By Ryan Flynn
New Haven Register
NEW HAVEN, Conn. — Ready to jump off a bridge and end his life Thursday morning, a man dialed 911.
“I’m looking over the railing,” the man told a New Haven dispatcher. “I’m gonna let myself go.”
On the other end of the line was Angela Watley, a New Haven 911 operator and dispatcher. In her 20 years working in dispatch, Watley said she’s had about two potential suicide calls. But neither had been to this extent, she said, where someone was this close to harming themselves.
This time, it was the last hour of Watley’s shift. The call came in at 5:48 a.m. She was one of six or seven people in the dispatch nerve center that night. The caller was calm, speaking in a somber voice and slightly slurring his words. Early in the call, he asked her to pass on a message for him.
“Can you just tell my brother that I love him?” he said.
The caller, who is not being named, was on a bridge near New Haven’s fire training academy, on Ella T. Grasso Boulevard. He told Watley he’d been up all night thinking of ways he could kill himself.
Watley relied on her training, which over the years has become like muscle memory. Dispatchers have cheat sheets at their disposal, listing a step-by-step guide for any emergency, from domestic disturbances to vehicle fires, burglaries to an active shooter. To hear Watley describe it, handling a situation like this was more art than science. She hit all the steps in the guide, albeit in a different order.
Early on, Watley probed for a connection to latch onto, some sort of commonality that would build rapport between herself and the caller.
“You’ve got to kind of feel the person out. You can’t use the same thinking all the time,” Watley said.
She spoke in a calm voice, doing her best to be as empathetic toward the man as she could. The man’s 51st birthday was in a few days, and Watley, too, had a birthday coming up. She asked about his siblings, but never conceded that she’d carry the message he requested for his brother.

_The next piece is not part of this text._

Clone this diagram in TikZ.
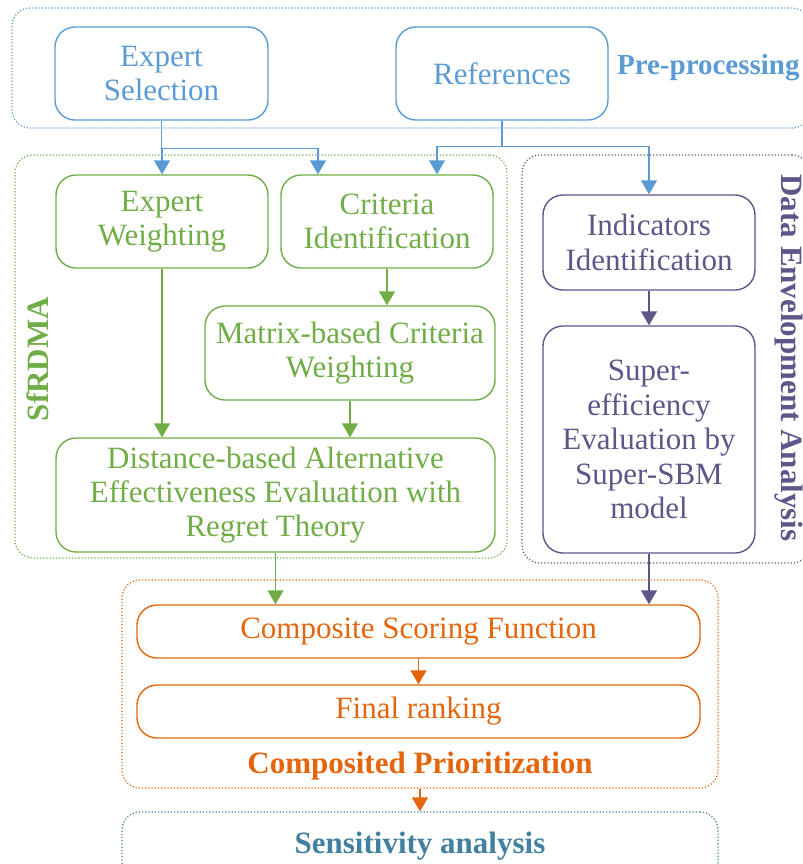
\documentclass[tikz,border=0pt]{standalone}
\usepackage{fontspec}
\setmainfont{Liberation Serif}
\usepackage{tikz}
\usetikzlibrary{positioning,arrows.meta}
\usepackage{xcolor}

\definecolor{preblue}{HTML}{5B9BD5}
\definecolor{sfgreen}{HTML}{70AD47}
\definecolor{deapurple}{HTML}{5E5589}
\definecolor{cporange}{HTML}{E4650C}
\definecolor{sensblue}{HTML}{41819F}

\begin{document}
\begin{tikzpicture}[x=0.5pt, y=-0.5pt,
    bx/.style={draw, rounded corners=10pt, align=center, line width=0.7pt,
               inner sep=2pt, font=\fontsize{15.5}{17.2}\selectfont},
    grp/.style={draw, densely dotted, rounded corners=9pt, line width=0.6pt, inner sep=0pt},
    lbl/.style={font=\fontsize{15.5}{17.2}\selectfont\bfseries},
    ar/.style={-{Triangle[length=7pt,width=8pt]}, line width=0.7pt},
]
\useasboundingbox (0,0) rectangle (803,864);

% === Groups ===
\node[grp, preblue, minimum width=399pt, minimum height=60pt] at (411,68) (pre) {};
\node[grp, sfgreen, minimum width=246pt, minimum height=201.5pt] at (261,356.5) (sfr) {};
\node[grp, deapurple, minimum width=144pt, minimum height=204pt] at (666,359) (dea) {};
\node[grp, cporange, minimum width=298pt, minimum height=104pt] at (420,684) (cp) {};
\node[grp, sensblue, minimum width=298pt, minimum height=34pt, lbl] at (420,846) (sens) {Sensitivity analysis};

% === Pre-processing ===
\node[bx, preblue, minimum width=106.5pt, minimum height=46.5pt] at (161.5,73.5) (sel) {Expert\\Selection};
\node[bx, preblue, minimum width=106pt, minimum height=46.5pt] at (502,73.5) (ref) {References};

% === SfRDMA ===
\node[bx, sfgreen, minimum width=106pt, minimum height=46.5pt] at (162,221.5) (ew) {Expert\\Weighting};
\node[bx, sfgreen, minimum width=106pt, minimum height=46.5pt] at (387,221.5) (ci) {Criteria\\Identification};
\node[bx, sfgreen, minimum width=145pt, minimum height=47pt] at (350,353) (mcw) {Matrix-based Criteria\\Weighting};
\node[bx, sfgreen, minimum width=219.5pt, minimum height=57pt] at (275.5,495) (dist) {Distance-based Alternative\\Effectiveness Evaluation with\\Regret Theory};

% === Data Envelopment Analysis ===
\node[bx, deapurple, minimum width=106pt, minimum height=47.5pt] at (649,242.5) (ind) {Indicators\\Identification};
\node[bx, deapurple, minimum width=106pt, minimum height=113.5pt] at (649,439.5) (sup) {Super-\\efficiency\\Evaluation by\\Super-SBM\\model};

% === Composited Prioritization ===
\node[bx, cporange, minimum width=281.5pt, minimum height=26.5pt] at (418.5,631.5) (csf) {Composite Scoring Function};
\node[bx, cporange, minimum width=281.5pt, minimum height=26.5pt] at (418.5,711.5) (fr) {Final ranking};

% --- Labels ---
\node[lbl, preblue, anchor=east, inner sep=1pt, font=\fontsize{14.5}{17}\selectfont\bfseries] at (802,68) (prel) {Pre-processing};
\node[lbl, sfgreen, rotate=90] at (38,359) (sfrl) {SfRDMA};
\node[lbl, deapurple, rotate=-90] at (789,358) (deal) {Data Envelopment Analysis};
\node[lbl, cporange] at (420,766) (cpl) {Composited Prioritization};

% --- Arrows ---
\draw[ar, preblue] (sel.south) -- ++(0,28) -| (ew.north);
\draw[ar, preblue] (sel.south) -- ++(0,28) -| ([xshift=-34.5pt]ci.north);
\draw[ar, preblue] (ref.south) -- ++(0,26) -| ([xshift=25pt]ci.north);
\draw[ar, preblue] (ref.south) -- ++(0,26) -| (ind.north);
\draw[ar, sfgreen] (ew.south) -- (ew.south |- dist.north);
\draw[ar, sfgreen] (ci.south) -- (ci.south |- mcw.north);
\draw[ar, sfgreen] (mcw.south) -- (mcw.south |- dist.north);
\draw[ar, deapurple] (ind) -- (sup);
\draw[ar, sfgreen] (dist.south) -- (dist.south |- csf.north);
\draw[ar, deapurple] (sup.south) -- (sup.south |- csf.north);
\draw[ar, cporange] (csf) -- (fr);
\draw[ar, cporange] (cp) -- (sens);

\end{tikzpicture}
\end{document}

“I’m trying to put something in his mind to keep him alive, keep him going,” she said.
Michael Briscoe, director of public safety communications for the city, estimated that his dispatchers receive 10 or fewer of these type of calls from potentially suicidal people in a given year. However, when in that situation, a dispatcher must seize the moment and make a connection with the caller, to control the flow of the conversation and help dictate what happens, he said.
“It has to be authentic. The person really has to feel like you really care about them,” Briscoe said.
Watley appeared to do just that. When the caller referred to her as Angela, she corrected him. Angie, she said. That’s what my friends call me, she said.
Speaking into a headset, Watley remained on the phone with the caller when the police arrived. She kept him engaged, sometimes repeating commands she heard the police give. She remained with him when firefighters responded with a ladder to help him down.
“You’ve got to help them help you,” she said.
Watley had told the caller they could celebrate their birthdays together. When the caller said he was going to fall and break his leg while being helped by firefighters, Watley said “if you break your leg we can’t dance.” Watley said she could picture the smile on his face when she said that.
She didn’t hang up until the man was actually in the fireman’s arms. He was helped down and taken from the scene by ambulance. With her shift over, Watley headed to the scene. She’d been calm throughout, but she finally let out her emotions when she saw where it all went down. Watley said she cried to a police officer on scene.
“He just held me like a little baby on his shoulder,” she said.
On the way home, she stopped by the hospital, but was denied a chance to meet the man, since he was already in the ICU.
“I’ll get to meet him someday. Or maybe I won’t,” she said.
Briscoe said that a dispatcher has to have “it” to handle this sort of situation, an ability to rise to the occasion and use the training they were given.
“You hear that with police and firemen all the time: ‘we just relied on our training.’ And that’s what she did here. She relied on that,” Briscoe said.